→ Work to do
Reproduce the entries shown below only from the line with "Recreate this image" down to the line with "XAxis, YAxis, LabelList", keeping both end lines and copying each one exactly.

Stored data

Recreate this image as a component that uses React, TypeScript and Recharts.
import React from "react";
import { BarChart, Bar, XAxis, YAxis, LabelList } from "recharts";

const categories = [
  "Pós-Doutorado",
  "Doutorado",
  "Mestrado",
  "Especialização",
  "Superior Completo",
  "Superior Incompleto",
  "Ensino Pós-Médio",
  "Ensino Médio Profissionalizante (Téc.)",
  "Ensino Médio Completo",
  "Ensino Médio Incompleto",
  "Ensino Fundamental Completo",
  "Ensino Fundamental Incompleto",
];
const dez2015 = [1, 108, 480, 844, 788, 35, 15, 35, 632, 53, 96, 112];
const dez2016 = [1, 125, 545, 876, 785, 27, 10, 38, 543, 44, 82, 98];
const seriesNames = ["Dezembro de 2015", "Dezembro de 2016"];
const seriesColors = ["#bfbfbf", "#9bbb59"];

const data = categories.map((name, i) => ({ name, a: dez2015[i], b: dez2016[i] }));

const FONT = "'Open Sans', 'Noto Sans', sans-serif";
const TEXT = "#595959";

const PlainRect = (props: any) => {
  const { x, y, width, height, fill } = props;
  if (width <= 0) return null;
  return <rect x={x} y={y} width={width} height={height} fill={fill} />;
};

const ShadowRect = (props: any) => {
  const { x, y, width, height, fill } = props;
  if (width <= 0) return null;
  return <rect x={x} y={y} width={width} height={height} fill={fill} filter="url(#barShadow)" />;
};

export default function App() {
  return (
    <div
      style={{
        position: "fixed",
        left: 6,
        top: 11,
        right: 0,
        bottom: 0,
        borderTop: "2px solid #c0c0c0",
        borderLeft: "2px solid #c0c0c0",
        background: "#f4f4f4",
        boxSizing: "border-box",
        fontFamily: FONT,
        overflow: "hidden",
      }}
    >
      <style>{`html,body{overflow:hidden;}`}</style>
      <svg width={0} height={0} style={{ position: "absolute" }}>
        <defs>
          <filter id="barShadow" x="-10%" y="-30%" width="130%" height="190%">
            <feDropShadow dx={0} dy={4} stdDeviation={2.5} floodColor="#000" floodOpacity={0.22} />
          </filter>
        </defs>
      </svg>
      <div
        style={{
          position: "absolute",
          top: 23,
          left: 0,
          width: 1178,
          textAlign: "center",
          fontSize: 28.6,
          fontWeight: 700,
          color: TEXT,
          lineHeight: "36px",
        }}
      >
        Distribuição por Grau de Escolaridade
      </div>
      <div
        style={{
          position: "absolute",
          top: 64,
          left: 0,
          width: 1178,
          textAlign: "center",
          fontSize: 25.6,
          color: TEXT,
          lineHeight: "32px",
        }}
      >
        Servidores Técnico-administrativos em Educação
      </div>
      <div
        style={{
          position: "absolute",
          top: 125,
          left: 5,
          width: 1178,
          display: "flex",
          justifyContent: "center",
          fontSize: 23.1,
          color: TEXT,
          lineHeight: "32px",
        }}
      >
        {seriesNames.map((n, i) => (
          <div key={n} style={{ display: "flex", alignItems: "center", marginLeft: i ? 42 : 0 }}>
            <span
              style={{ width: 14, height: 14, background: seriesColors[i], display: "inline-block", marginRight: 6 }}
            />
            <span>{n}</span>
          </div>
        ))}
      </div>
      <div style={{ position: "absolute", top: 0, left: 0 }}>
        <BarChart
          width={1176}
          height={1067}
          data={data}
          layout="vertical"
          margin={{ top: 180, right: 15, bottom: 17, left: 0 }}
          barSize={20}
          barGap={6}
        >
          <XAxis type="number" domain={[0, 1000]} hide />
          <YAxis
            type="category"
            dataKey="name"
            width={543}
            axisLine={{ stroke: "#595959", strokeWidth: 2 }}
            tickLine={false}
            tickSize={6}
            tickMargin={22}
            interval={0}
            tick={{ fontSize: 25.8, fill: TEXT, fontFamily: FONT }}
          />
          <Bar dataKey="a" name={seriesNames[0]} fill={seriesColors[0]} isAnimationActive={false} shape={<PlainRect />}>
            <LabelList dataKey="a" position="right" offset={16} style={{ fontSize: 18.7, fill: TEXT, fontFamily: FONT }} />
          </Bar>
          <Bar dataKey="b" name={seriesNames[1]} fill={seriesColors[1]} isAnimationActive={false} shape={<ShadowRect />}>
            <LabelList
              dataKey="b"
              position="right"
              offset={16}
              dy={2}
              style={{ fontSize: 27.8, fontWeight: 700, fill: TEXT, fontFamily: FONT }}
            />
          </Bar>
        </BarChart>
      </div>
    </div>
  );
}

--

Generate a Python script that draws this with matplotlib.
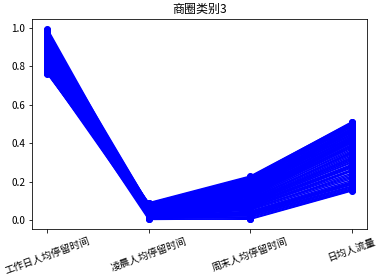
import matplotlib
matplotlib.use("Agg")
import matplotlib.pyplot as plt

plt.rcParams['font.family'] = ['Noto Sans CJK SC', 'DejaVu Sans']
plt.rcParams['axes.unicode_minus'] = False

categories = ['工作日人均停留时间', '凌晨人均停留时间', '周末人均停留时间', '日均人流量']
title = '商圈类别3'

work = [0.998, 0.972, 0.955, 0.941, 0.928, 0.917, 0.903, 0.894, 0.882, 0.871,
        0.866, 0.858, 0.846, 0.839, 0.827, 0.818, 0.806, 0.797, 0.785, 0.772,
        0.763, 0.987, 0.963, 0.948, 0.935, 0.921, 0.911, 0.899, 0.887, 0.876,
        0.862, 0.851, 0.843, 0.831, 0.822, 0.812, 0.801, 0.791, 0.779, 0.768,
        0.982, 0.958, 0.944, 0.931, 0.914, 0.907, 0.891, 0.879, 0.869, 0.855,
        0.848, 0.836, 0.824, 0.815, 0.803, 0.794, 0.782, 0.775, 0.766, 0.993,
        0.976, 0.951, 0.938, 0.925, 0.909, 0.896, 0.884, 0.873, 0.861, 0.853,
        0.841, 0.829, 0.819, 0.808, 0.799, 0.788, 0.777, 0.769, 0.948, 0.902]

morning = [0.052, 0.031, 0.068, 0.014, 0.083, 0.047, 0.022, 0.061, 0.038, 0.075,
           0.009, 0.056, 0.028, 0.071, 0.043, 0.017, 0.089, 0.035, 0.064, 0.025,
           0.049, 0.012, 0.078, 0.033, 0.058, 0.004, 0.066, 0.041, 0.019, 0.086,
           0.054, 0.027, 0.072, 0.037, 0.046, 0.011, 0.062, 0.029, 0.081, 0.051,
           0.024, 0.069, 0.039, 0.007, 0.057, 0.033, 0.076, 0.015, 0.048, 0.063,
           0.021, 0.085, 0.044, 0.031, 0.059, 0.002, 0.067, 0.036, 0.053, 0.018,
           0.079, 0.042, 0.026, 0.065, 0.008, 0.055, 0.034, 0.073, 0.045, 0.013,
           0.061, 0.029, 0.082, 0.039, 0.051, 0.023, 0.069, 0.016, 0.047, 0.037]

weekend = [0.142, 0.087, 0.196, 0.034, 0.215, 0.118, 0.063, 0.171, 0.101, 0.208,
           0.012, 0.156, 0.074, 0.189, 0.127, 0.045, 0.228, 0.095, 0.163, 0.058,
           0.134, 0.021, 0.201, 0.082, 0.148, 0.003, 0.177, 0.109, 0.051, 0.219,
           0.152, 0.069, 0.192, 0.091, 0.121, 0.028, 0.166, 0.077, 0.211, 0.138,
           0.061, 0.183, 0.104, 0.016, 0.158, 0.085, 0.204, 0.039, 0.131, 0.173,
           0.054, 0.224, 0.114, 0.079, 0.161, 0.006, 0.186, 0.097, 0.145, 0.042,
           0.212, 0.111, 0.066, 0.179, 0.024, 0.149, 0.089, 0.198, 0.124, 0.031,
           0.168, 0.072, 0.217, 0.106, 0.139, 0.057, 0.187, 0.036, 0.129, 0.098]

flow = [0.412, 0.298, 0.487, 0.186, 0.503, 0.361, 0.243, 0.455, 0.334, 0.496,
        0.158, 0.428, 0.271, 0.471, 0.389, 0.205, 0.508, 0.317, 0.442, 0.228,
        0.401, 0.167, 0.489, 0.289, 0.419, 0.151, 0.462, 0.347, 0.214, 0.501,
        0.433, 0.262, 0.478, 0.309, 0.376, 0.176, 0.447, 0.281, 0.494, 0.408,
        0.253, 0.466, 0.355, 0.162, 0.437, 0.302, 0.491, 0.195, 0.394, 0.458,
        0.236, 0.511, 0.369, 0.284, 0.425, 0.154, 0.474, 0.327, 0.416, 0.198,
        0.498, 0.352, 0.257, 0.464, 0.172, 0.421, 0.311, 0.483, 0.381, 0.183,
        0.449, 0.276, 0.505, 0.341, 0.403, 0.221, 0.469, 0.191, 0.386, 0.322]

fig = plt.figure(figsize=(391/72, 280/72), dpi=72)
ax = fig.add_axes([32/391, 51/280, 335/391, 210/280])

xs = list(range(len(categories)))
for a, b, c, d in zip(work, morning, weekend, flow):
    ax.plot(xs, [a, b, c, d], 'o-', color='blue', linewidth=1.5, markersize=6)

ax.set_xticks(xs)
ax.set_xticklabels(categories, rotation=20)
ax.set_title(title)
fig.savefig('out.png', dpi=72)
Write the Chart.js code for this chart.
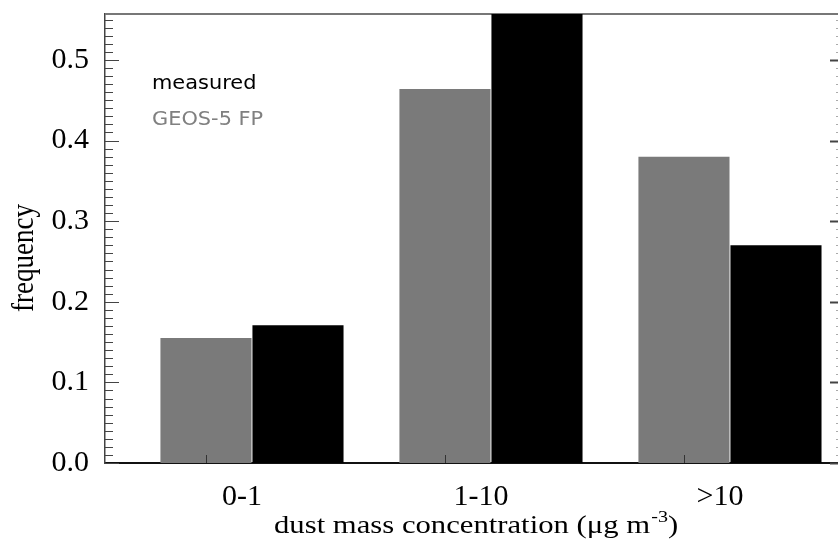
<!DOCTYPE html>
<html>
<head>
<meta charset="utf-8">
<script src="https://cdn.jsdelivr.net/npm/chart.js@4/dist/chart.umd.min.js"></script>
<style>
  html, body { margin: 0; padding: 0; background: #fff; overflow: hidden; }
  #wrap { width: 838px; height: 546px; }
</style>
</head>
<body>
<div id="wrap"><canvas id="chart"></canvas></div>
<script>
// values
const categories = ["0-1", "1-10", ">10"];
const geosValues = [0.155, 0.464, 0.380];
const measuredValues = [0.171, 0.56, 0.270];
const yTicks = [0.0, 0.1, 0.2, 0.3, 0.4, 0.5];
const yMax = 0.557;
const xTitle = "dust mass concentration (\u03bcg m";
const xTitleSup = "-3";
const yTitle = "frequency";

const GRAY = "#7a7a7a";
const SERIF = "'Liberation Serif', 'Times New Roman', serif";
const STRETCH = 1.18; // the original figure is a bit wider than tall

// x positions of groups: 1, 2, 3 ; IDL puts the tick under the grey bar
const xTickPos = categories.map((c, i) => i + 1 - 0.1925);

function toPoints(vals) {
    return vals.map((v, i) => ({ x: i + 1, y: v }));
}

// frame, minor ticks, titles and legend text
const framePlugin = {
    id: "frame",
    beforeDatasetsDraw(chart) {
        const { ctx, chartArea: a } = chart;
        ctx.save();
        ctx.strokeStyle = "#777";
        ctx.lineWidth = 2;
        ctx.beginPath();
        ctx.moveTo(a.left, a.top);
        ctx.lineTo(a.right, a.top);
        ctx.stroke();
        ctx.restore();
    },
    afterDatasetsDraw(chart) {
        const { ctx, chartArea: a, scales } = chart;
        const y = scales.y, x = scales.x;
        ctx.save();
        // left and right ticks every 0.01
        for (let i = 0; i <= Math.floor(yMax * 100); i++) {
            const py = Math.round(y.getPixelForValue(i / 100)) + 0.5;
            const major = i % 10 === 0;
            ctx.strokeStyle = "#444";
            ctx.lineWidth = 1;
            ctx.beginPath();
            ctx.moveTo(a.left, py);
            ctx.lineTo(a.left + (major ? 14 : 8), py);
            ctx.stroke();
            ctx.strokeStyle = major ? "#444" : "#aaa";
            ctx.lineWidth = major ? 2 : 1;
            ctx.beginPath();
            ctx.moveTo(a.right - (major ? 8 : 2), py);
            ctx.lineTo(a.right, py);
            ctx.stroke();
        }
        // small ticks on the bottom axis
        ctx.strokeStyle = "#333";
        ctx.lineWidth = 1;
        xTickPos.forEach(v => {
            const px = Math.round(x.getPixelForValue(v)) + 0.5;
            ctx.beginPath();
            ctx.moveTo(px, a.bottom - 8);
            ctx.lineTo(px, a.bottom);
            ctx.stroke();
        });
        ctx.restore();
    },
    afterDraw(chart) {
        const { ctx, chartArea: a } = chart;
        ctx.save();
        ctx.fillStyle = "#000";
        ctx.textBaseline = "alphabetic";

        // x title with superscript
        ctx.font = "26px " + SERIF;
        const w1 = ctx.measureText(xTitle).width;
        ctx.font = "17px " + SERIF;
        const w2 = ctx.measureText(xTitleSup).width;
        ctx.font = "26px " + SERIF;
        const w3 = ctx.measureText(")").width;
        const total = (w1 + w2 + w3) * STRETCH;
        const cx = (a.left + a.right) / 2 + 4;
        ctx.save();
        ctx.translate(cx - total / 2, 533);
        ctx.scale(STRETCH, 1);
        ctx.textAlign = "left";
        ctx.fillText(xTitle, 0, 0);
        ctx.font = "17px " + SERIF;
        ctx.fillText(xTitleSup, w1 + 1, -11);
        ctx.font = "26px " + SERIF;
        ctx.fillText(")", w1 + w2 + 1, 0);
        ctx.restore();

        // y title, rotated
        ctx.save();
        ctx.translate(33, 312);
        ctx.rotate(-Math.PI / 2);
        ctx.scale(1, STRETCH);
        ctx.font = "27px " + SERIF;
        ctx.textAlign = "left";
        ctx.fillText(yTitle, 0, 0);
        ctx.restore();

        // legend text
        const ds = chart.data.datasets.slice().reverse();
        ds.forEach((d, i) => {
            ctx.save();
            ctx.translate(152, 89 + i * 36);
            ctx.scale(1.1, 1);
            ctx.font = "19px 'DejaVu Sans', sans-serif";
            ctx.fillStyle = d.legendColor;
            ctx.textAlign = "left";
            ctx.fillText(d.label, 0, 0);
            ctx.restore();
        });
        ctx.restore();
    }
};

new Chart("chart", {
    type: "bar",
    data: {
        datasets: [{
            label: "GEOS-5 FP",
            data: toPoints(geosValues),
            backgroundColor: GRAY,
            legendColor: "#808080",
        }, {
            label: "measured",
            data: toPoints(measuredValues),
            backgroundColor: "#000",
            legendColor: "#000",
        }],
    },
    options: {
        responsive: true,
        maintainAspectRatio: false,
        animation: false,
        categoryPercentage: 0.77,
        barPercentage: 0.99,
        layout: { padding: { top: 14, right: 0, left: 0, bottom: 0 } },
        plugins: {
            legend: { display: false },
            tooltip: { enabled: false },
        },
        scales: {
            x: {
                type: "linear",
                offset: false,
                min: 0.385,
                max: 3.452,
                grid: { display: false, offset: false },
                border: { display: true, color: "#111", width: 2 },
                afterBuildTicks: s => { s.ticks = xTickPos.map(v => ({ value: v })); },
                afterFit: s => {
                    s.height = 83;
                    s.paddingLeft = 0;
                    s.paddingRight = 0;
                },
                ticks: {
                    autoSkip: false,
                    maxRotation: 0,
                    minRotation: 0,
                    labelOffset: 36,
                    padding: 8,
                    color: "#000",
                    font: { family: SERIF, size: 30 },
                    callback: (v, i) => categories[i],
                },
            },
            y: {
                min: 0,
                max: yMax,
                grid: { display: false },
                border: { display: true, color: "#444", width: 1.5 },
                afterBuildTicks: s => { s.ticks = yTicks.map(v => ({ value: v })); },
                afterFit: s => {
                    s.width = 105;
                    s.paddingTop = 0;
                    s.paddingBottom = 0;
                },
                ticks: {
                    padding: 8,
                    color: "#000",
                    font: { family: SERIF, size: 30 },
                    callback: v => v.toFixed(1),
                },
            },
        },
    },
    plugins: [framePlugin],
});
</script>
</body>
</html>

→ Correct result
Recreate this image as a component that uses React, TypeScript and Recharts.
import React from "react";
import { BarChart, Bar, XAxis, YAxis, LabelList } from "recharts";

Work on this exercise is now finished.